O terreno do antigo museu tem 14 mil metros quadrados, mas os índios não ocupam todo este espaço. Na verdade, quando o prédio ainda estava abandonado, o Ministério da Agricultura implantou ali o Laboratório Nacional Agropecuário (LANAGRO), que hoje também está sendo retirado para que o espaço seja ocupado pelas empreiteiras que realizam a reforma do Maracanã. O Laboratório funcionou por anos tendo como vizinho o prédio abandonado, mas, quando os índios o ocuparam, em 2006, os funcionários do LANAGRO relatam terem sido aconselhados a “não se meter com eles”. Por conta disso, um muro, que até hoje os separa, foi construído.

Num dia de sol, o entra e sai de pessoas no local é muito grande. Nem dá pra saber de onde vêm. França, Bélgica, Buenos Aires. Maranhão, Goiás, São Paulo. Para fazer um filme, uma intervenção artística, escrever uma matéria ou simplesmente apoiar a causa. Sim, muitos vieram apoiar a causa das formas mais simples e solidárias que se pode: no “controle” do portão, do livro de assinaturas, na cozinha, no que precisar, afinal. O grande grupo se divide em comissões de apoio à comunicação, à cozinha, à programação.

Se é um dia de chuva, é tanto para fora quanto para dentro do prédio. Mesmo no primeiro piso, as goteiras garantem que ninguém fique seco por muito tempo. É preciso passar o rodo todo o tempo para escoar a água acumulada. Qualquer descuido pode causar um alagamento mais sério no interior do prédio. Por tantos anos, por tantas chuvas, não houve quem cuidasse daquela estrutura centenária que hoje sofre as consequências.

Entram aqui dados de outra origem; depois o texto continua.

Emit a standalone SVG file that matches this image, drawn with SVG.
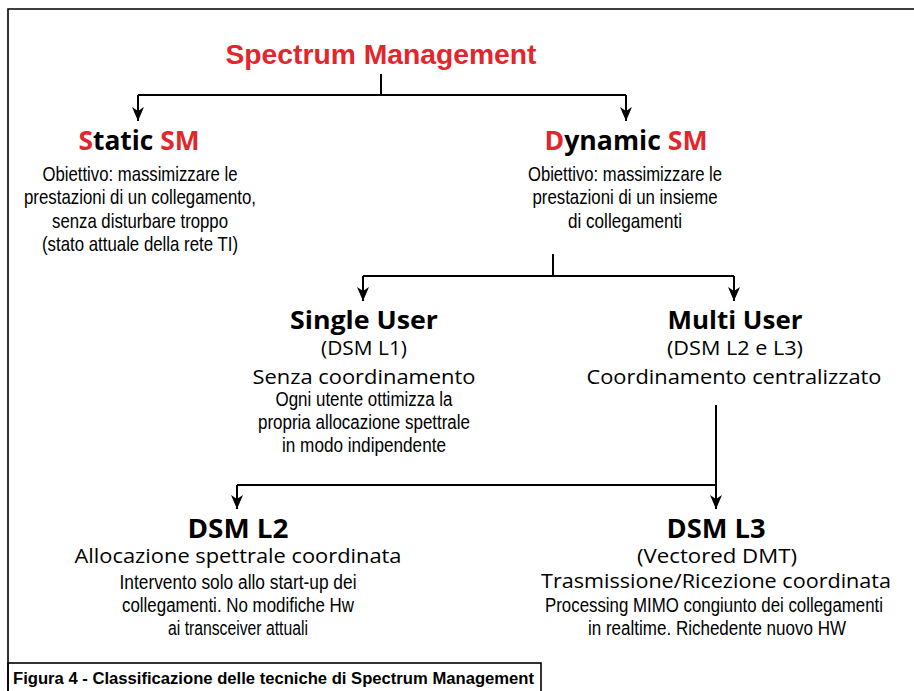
<svg xmlns="http://www.w3.org/2000/svg" width="914" height="691" viewBox="0 0 914 691">
<style>
.frame{fill:none;stroke:#000;stroke-width:1.6}
.conn{fill:none;stroke:#000;stroke-width:2}
.h{font-family:"Open Sans","Liberation Sans",sans-serif;font-weight:bold;fill:#000;text-anchor:middle}
.red{fill:#e3262b}
.title{font-family:"Liberation Sans Narrow","Liberation Sans",sans-serif;font-weight:bold;fill:#e3262b;text-anchor:middle;font-size:27px}
.r{font-family:"Open Sans","Liberation Sans",sans-serif;fill:#000;text-anchor:middle;font-size:20px}
.c{font-family:"Liberation Sans Narrow","Liberation Sans",sans-serif;fill:#000;text-anchor:middle;font-size:21px}
.s{font-size:20px}
.cap{font-family:"Liberation Sans Narrow","Liberation Sans",sans-serif;font-weight:bold;fill:#000;font-size:16px}
</style>
<defs>
<marker id="arrd" markerUnits="userSpaceOnUse" markerWidth="14" markerHeight="16" refX="14" refY="7" orient="auto" viewBox="0 0 14 14">
<path d="M0,1 L14,7 L0,13 L4,7 Z" fill="#000"/>
</marker>
</defs>
<rect width="914" height="691" fill="#fff"/>
<path class="frame" d="M8,691 V9 H914"/>

<g id="connectors">
<path class="conn" d="M381,74 V95"/>
<path class="conn" d="M138,95 H626"/>
<line class="conn" x1="138" y1="95" x2="138" y2="121" marker-end="url(#arrd)"/>
<line class="conn" x1="626" y1="95" x2="626" y2="121" marker-end="url(#arrd)"/>
<path class="conn" d="M553,254 V276"/>
<path class="conn" d="M363,276 H734"/>
<line class="conn" x1="363" y1="276" x2="363" y2="301" marker-end="url(#arrd)"/>
<line class="conn" x1="734" y1="276" x2="734" y2="301" marker-end="url(#arrd)"/>
<path class="conn" d="M716,405 V485"/>
<path class="conn" d="M237,485 H716"/>
<line class="conn" x1="237" y1="485" x2="237" y2="509" marker-end="url(#arrd)"/>
<line class="conn" x1="716" y1="485" x2="716" y2="509" marker-end="url(#arrd)"/>
</g>

<g id="spectrum-management">
<text class="title" x="381" y="64" textLength="311" lengthAdjust="spacingAndGlyphs">Spectrum Management</text>
</g>

<g id="static-sm">
<text class="h" x="139" y="150" font-size="26" textLength="121" lengthAdjust="spacingAndGlyphs"><tspan class="red">S</tspan>tatic <tspan class="red">SM</tspan></text>
<text class="c" x="140" y="181" textLength="195" lengthAdjust="spacingAndGlyphs">Obiettivo: massimizzare le</text>
<text class="c" x="140" y="204" textLength="232" lengthAdjust="spacingAndGlyphs">prestazioni di un collegamento,</text>
<text class="c" x="140" y="228" textLength="176" lengthAdjust="spacingAndGlyphs">senza disturbare troppo</text>
<text class="c" x="140" y="251" textLength="196" lengthAdjust="spacingAndGlyphs">(stato attuale della rete TI)</text>
</g>

<g id="dynamic-sm">
<text class="h" x="626" y="150" font-size="26" textLength="163" lengthAdjust="spacingAndGlyphs"><tspan class="red">D</tspan>ynamic <tspan class="red">SM</tspan></text>
<text class="c" x="625" y="181" textLength="194" lengthAdjust="spacingAndGlyphs">Obiettivo: massimizzare le</text>
<text class="c" x="625" y="204" textLength="185" lengthAdjust="spacingAndGlyphs">prestazioni di un insieme</text>
<text class="c" x="625" y="228" textLength="114" lengthAdjust="spacingAndGlyphs">di collegamenti</text>
</g>

<g id="single-user">
<text class="h" x="364" y="329" font-size="25" textLength="148" lengthAdjust="spacingAndGlyphs">Single User</text>
<text class="r" x="364" y="355" textLength="86" lengthAdjust="spacingAndGlyphs">(DSM L1)</text>
<text class="r" x="364" y="384" textLength="223" lengthAdjust="spacingAndGlyphs">Senza coordinamento</text>
<text class="c s" x="364" y="406" textLength="177" lengthAdjust="spacingAndGlyphs">Ogni utente ottimizza la</text>
<text class="c s" x="364" y="429" textLength="212" lengthAdjust="spacingAndGlyphs">propria allocazione spettrale</text>
<text class="c s" x="364" y="452" textLength="164" lengthAdjust="spacingAndGlyphs">in modo indipendente</text>
</g>

<g id="multi-user">
<text class="h" x="735" y="329" font-size="25" textLength="135" lengthAdjust="spacingAndGlyphs">Multi User</text>
<text class="r" x="735" y="355" textLength="136" lengthAdjust="spacingAndGlyphs">(DSM L2 e L3)</text>
<text class="r" x="734" y="384" textLength="295" lengthAdjust="spacingAndGlyphs">Coordinamento centralizzato</text>
</g>

<g id="dsm-l2">
<text class="h" x="238" y="538" font-size="26" textLength="101" lengthAdjust="spacingAndGlyphs">DSM L2</text>
<text class="r" x="238" y="563" textLength="327" lengthAdjust="spacingAndGlyphs">Allocazione spettrale coordinata</text>
<text class="c s" x="238" y="589" textLength="237" lengthAdjust="spacingAndGlyphs">Intervento solo allo start-up dei</text>
<text class="c s" x="238" y="612" textLength="232" lengthAdjust="spacingAndGlyphs">collegamenti. No modifiche Hw</text>
<text class="c s" x="238" y="635" textLength="140" lengthAdjust="spacingAndGlyphs">ai transceiver attuali</text>
</g>

<g id="dsm-l3">
<text class="h" x="716" y="538" font-size="26" textLength="99" lengthAdjust="spacingAndGlyphs">DSM L3</text>
<text class="r" x="717" y="563" textLength="160" lengthAdjust="spacingAndGlyphs">(Vectored DMT)</text>
<text class="r" x="716" y="588" textLength="350" lengthAdjust="spacingAndGlyphs">Trasmissione/Ricezione coordinata</text>
<text class="c s" x="714" y="612" textLength="338" lengthAdjust="spacingAndGlyphs">Processing MIMO congiunto dei collegamenti</text>
<text class="c s" x="717" y="635" textLength="258" lengthAdjust="spacingAndGlyphs">in realtime. Richedente nuovo HW</text>
</g>

<g id="caption">
<rect class="frame" x="8" y="663" width="533" height="40"/>
<text class="cap" x="13" y="684" textLength="521" lengthAdjust="spacingAndGlyphs">Figura 4 - Classificazione delle tecniche di Spectrum Management</text>
</g>
</svg>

Está quase chegando ao fim o prazo para que 25 lideranças indígenas desocupem o local. Elas receberam, no dia 18 de janeiro, uma notificação da Procuradoria Geral do Estado pedindo sua retirada em até 10 dias. Enquanto isso, a Aldeia Maracanã recebe a cada dia mais colaboradores, entre artistas e anônimos, engajados e curiosos. Por essa o governo do Estado não esperava: que a população do Rio não assistisse anestesiada pela “alegria da Copa” a série de ações arbitrárias que chegaram com o evento. Tomara que possamos contar que a mobilização seja já um legado social.